[Dataset items]
================

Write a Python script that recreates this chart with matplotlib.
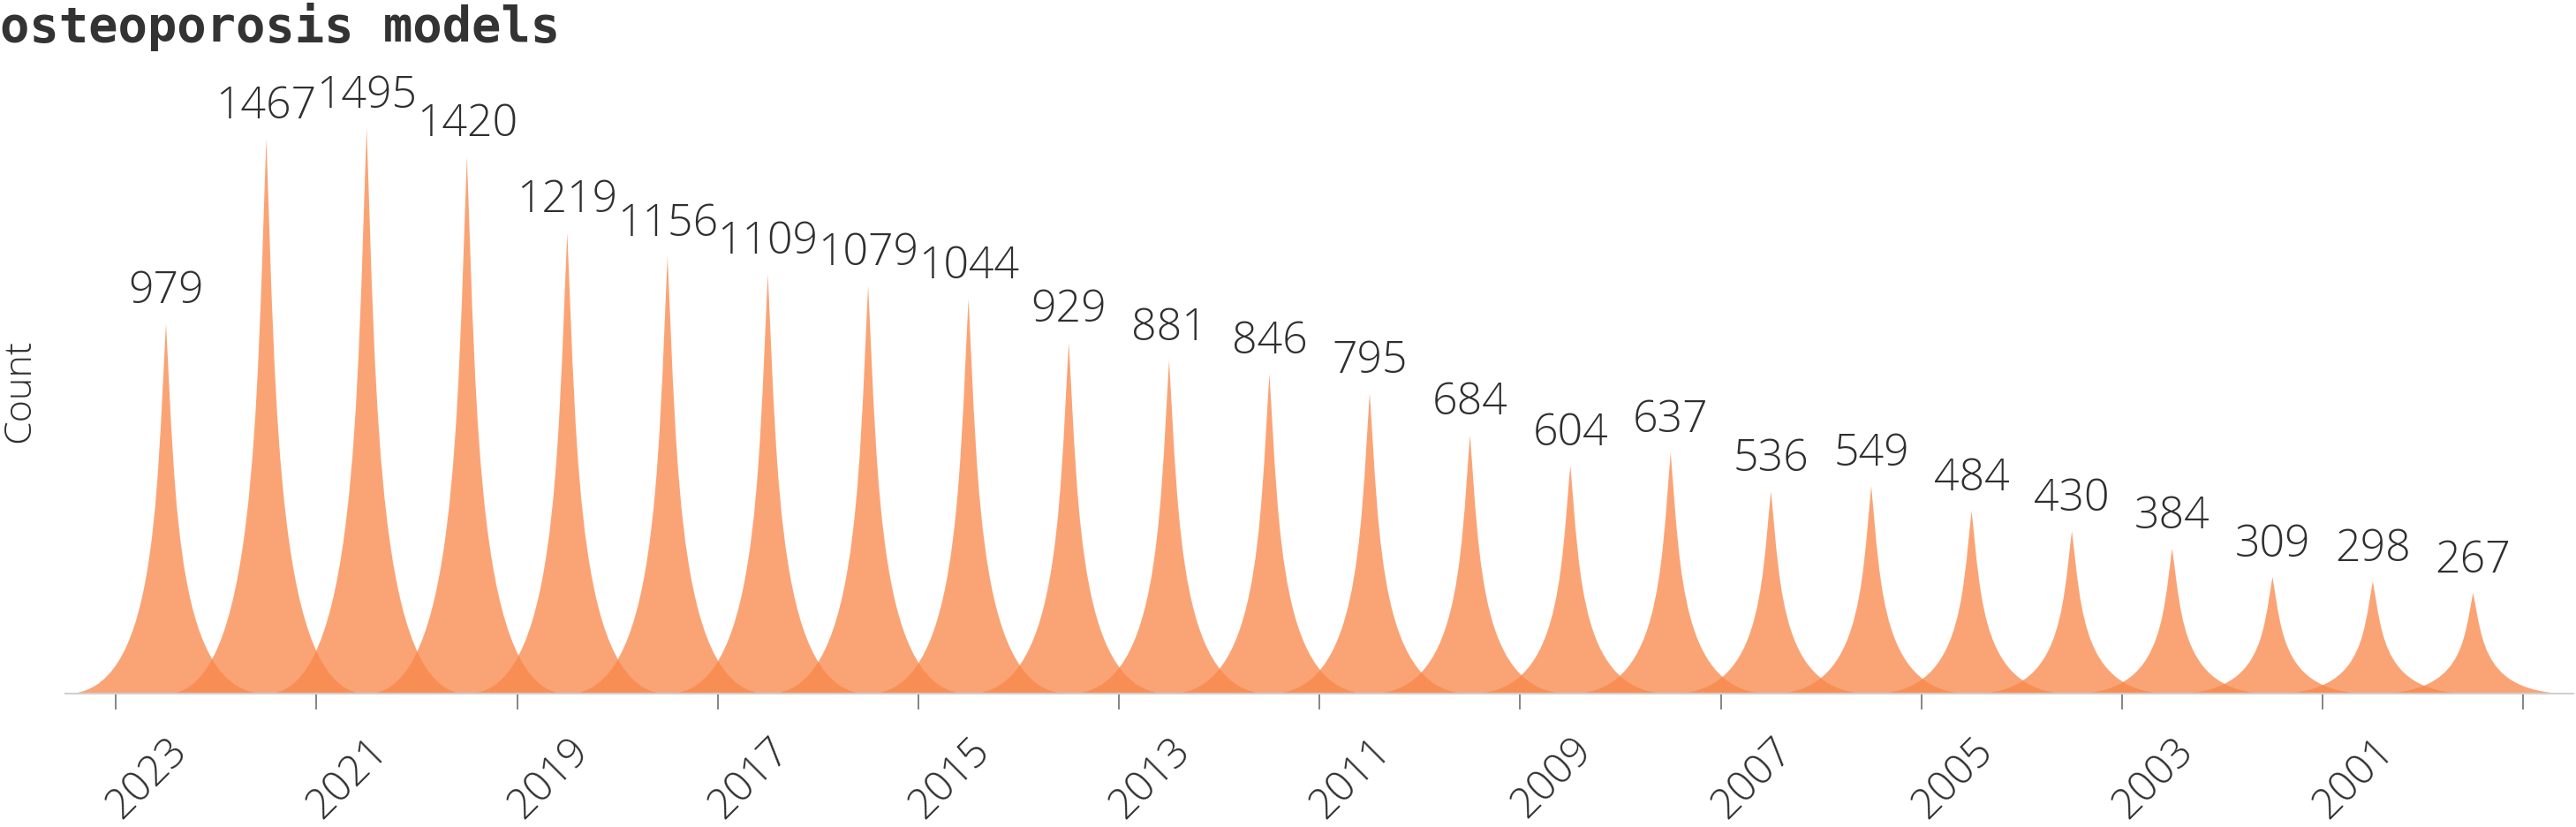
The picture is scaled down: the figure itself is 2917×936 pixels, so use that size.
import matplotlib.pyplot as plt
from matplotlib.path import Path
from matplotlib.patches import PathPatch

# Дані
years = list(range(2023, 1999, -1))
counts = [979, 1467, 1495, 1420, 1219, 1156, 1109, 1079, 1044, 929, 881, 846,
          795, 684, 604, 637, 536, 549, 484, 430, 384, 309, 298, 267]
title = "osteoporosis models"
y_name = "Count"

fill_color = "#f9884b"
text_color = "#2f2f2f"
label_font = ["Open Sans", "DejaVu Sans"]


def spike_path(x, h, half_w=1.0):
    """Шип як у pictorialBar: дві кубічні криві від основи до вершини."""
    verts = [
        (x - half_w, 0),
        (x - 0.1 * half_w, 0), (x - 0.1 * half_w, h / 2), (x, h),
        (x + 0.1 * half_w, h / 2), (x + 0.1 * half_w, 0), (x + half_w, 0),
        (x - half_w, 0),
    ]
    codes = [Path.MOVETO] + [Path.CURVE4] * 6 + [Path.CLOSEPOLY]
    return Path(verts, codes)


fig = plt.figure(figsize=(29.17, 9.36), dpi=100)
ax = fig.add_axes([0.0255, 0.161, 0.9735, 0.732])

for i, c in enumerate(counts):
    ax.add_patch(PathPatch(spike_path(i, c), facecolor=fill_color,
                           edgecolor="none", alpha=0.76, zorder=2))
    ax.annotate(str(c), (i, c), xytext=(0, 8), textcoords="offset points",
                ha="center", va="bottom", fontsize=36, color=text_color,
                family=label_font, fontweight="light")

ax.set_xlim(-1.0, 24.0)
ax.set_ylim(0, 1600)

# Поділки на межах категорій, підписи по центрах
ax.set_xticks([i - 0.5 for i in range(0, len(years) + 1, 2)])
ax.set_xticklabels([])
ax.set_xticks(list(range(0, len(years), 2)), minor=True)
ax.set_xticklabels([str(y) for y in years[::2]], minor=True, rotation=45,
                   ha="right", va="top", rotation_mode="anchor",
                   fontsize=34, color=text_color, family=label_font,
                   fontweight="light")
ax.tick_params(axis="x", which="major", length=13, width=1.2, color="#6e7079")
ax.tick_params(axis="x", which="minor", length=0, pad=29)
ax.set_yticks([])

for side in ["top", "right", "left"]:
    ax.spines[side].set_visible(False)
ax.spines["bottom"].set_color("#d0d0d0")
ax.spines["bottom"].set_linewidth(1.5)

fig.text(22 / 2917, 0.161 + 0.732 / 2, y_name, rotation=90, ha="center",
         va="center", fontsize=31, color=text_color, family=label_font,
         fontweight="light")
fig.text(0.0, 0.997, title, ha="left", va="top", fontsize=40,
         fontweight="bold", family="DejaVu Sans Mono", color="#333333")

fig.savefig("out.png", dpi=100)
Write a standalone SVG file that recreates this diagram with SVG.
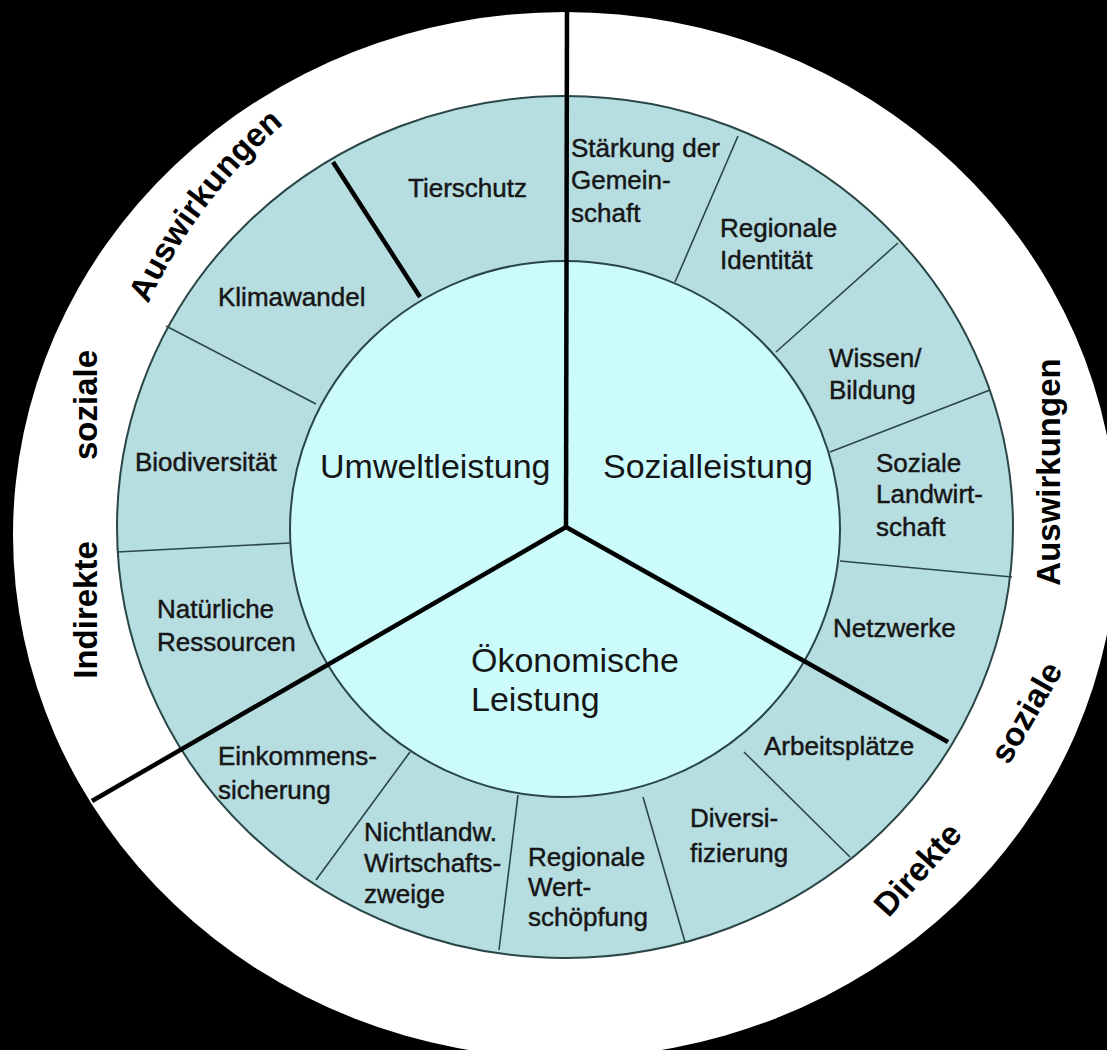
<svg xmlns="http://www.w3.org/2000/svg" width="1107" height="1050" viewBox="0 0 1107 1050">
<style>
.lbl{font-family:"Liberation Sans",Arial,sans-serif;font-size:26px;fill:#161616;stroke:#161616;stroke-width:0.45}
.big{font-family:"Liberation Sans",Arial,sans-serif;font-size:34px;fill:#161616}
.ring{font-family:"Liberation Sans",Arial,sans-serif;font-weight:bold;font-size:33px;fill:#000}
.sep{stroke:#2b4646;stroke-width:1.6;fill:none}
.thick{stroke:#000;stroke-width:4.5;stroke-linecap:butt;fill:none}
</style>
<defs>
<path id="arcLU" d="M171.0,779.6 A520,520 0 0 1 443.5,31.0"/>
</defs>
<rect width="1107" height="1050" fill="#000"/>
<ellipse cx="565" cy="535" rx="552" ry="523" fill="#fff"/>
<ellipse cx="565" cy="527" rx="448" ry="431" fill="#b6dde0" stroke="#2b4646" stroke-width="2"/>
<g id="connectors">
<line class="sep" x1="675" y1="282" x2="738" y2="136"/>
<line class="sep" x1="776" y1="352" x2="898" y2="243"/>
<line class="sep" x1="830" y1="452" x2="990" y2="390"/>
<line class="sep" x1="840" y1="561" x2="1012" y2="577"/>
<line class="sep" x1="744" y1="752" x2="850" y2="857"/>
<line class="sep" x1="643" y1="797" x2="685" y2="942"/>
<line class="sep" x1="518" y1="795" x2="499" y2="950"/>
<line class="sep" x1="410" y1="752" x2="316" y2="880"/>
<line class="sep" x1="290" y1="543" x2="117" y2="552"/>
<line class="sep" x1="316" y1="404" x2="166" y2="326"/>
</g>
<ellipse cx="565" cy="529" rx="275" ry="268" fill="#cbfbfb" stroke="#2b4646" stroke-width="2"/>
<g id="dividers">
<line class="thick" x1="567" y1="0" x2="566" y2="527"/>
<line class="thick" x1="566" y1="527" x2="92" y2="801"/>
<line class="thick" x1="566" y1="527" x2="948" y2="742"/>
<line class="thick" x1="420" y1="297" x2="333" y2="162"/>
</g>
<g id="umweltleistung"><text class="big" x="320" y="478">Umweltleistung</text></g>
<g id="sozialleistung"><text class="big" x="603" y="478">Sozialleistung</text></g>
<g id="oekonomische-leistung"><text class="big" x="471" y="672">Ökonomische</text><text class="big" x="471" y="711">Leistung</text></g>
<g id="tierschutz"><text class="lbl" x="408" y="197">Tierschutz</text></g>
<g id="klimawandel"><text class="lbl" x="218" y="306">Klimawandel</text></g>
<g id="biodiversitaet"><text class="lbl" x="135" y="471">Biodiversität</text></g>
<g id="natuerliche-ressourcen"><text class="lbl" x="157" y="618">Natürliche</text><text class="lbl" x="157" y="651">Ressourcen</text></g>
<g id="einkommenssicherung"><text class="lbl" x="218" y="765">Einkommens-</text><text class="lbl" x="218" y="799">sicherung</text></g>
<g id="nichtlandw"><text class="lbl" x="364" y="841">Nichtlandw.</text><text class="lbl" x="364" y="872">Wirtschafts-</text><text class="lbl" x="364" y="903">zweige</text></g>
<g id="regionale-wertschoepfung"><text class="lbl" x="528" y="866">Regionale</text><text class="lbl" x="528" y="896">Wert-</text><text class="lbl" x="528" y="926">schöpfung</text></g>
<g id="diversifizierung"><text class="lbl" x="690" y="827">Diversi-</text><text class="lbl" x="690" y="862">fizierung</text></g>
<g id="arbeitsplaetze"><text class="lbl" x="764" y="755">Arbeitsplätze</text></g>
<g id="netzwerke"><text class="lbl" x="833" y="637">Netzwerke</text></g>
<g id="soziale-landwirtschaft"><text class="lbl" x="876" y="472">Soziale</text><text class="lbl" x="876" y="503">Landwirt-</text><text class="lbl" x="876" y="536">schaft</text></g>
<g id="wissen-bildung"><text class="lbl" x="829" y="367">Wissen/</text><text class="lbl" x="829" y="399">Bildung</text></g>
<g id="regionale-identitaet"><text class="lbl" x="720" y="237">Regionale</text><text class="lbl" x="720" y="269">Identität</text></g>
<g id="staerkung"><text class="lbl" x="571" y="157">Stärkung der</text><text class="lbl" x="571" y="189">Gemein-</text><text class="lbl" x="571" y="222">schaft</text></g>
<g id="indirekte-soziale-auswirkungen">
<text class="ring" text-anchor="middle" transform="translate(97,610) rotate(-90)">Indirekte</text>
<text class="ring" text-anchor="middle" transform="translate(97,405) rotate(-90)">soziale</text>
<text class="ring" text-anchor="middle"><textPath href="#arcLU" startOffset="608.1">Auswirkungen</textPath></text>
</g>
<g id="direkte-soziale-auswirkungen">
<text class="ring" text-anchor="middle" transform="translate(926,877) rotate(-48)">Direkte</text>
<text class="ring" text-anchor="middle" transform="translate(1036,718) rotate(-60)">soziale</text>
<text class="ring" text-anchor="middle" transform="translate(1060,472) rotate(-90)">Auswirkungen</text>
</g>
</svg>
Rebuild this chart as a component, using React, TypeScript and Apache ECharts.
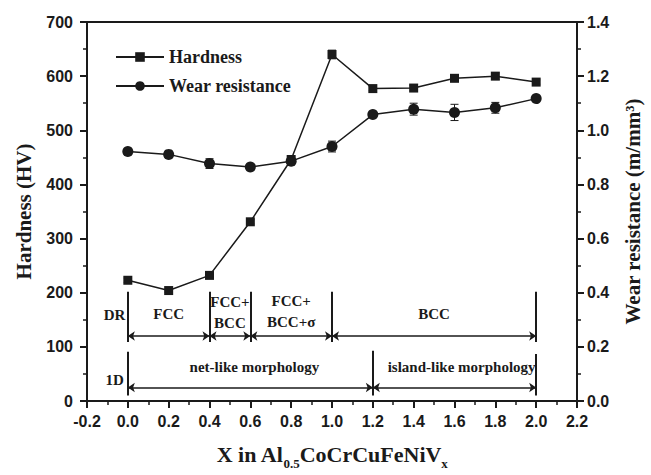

================

# [Instructions to follow]
Only the lines from the top of the records through the line with "ax.set_ylim(0, 1600)" belong in the copy; write them out exactly, leaving out pictures.

# [Solution to this exercise]
Write a Python script that recreates this chart with matplotlib.
The picture is scaled down: the figure itself is 2917×936 pixels, so use that size.
import matplotlib.pyplot as plt
from matplotlib.path import Path
from matplotlib.patches import PathPatch

# Дані
years = list(range(2023, 1999, -1))
counts = [979, 1467, 1495, 1420, 1219, 1156, 1109, 1079, 1044, 929, 881, 846,
          795, 684, 604, 637, 536, 549, 484, 430, 384, 309, 298, 267]
title = "osteoporosis models"
y_name = "Count"

fill_color = "#f9884b"
text_color = "#2f2f2f"
label_font = ["Open Sans", "DejaVu Sans"]


def spike_path(x, h, half_w=1.0):
    """Шип як у pictorialBar: дві кубічні криві від основи до вершини."""
    verts = [
        (x - half_w, 0),
        (x - 0.1 * half_w, 0), (x - 0.1 * half_w, h / 2), (x, h),
        (x + 0.1 * half_w, h / 2), (x + 0.1 * half_w, 0), (x + half_w, 0),
        (x - half_w, 0),
    ]
    codes = [Path.MOVETO] + [Path.CURVE4] * 6 + [Path.CLOSEPOLY]
    return Path(verts, codes)


fig = plt.figure(figsize=(29.17, 9.36), dpi=100)
ax = fig.add_axes([0.0255, 0.161, 0.9735, 0.732])

for i, c in enumerate(counts):
    ax.add_patch(PathPatch(spike_path(i, c), facecolor=fill_color,
                           edgecolor="none", alpha=0.76, zorder=2))
    ax.annotate(str(c), (i, c), xytext=(0, 8), textcoords="offset points",
                ha="center", va="bottom", fontsize=36, color=text_color,
                family=label_font, fontweight="light")

ax.set_xlim(-1.0, 24.0)
ax.set_ylim(0, 1600)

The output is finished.